Confinamento 2.0

Aqui vamos nós outra vez. E sempre as dúvidas: até que ponto é necessário? Até que ponto os moldes são eficazes? Até que ponto a nossa moldura mental está disponível para o que nos é solicitado?

As todas estas questões, as respostas parecem-me contraditórias. É necessário? Em vista dos números, sim. Em vista dos comportamentos e medidas, não é assim que lá vamos. A maior sensação é a de que falhámos pessoal e institucionalmente. Falhámos porque não colaborámos, não respeitámos, porque facilitámos. E continuamos a fazê-lo. A nível pessoal, e com a experiência entretanto adquirida, o que posso dizer é que vou tentar cumprir as orientações na medida do possível. E a medida do possível traduz-se no facto que não estarei completamente trancada em casa. Limitarei ao máximo saídas e interações, mas desta feita não abdicarei das famosas saídas higiénicas. São necessárias nessa vertente emocional e psicológica que no inicio não conhecíamos. Continuarei a observar que muitos não acatam de todo as orientações ou que o fazem deliberadamente de modo ineficaz. Sim, porque passado quase um ano nisto, o inconsciente já não é desculpa para muito.

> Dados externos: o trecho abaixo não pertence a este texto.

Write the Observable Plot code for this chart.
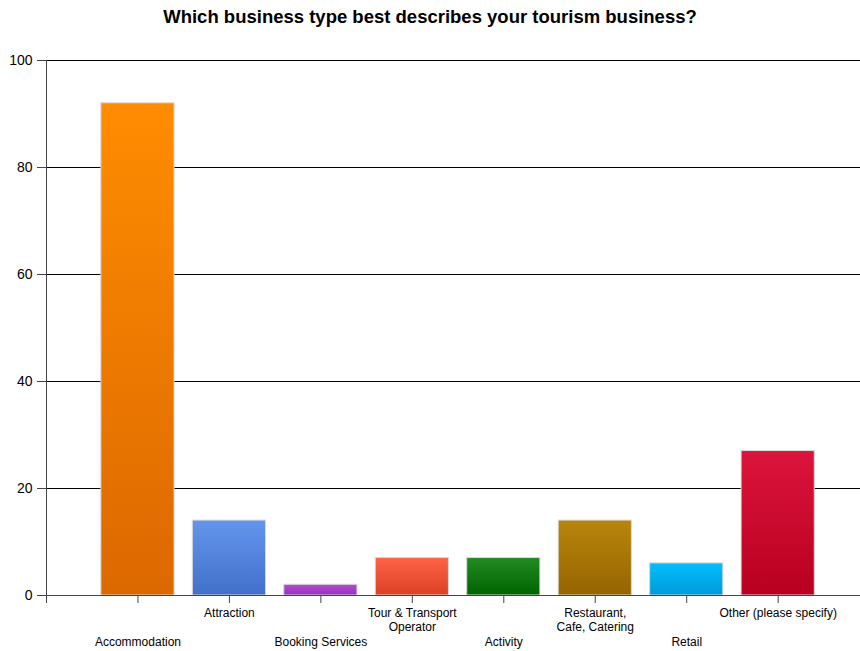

Institucionalmente, falhámos na capacidade de prever ou acautelar um novo confinamento. O tempo que tivemos para preparar alternativas foi consumido em poucas concretizações. Regresso a casa com a sensação de deixei trabalho por fazer, de que poderia continuar a fazer parte do meu trabalho no local, que é necessário continuarmos a disponibilizar o nosso trabalho onde ele faz sentido – no local, que o que possa fazer em casa não vai muito além de preparação. Muita dela já efetuada no primeiro confinamento. Falharam algumas das respostas institucionais às nossas propostas de solução.

Neste novo confinamento, já não somos principiantes absolutos. Por isso, o sentimento de contradição é ainda mais notório. É verdade que não me vou desgastar do mesmo modo, afinal, não vale a pena. Mas custa-me ainda mais a contradição das regras, das excepções, de ver as situações de injustiça e os olhos marejados daqueles cuja subsistência se vê de novo ameaçada. Aqueles que amanhã poderão já não estar lá para tornar a nossa vida melhor.

Espero sinceramente que se consiga achatar a famosa curva, que consigamos dar tempo aos profissionais de saúde para não terem de tomar decisões de vida ou morte, de que saibamos atravessar este período com a serenidade perdida, que este não nos roube ninguém dos nossos círculos, ou que nos permita fazê-lo com dignidade.

A morte, a perda e o fim fazem parte da vida. Mas quando se encontram todos num mesmo ponto e local do tempo é algo avassalador. Espero que encontrem a força e a resistência para nos apoiar e continuar rumo ao fim do túnel.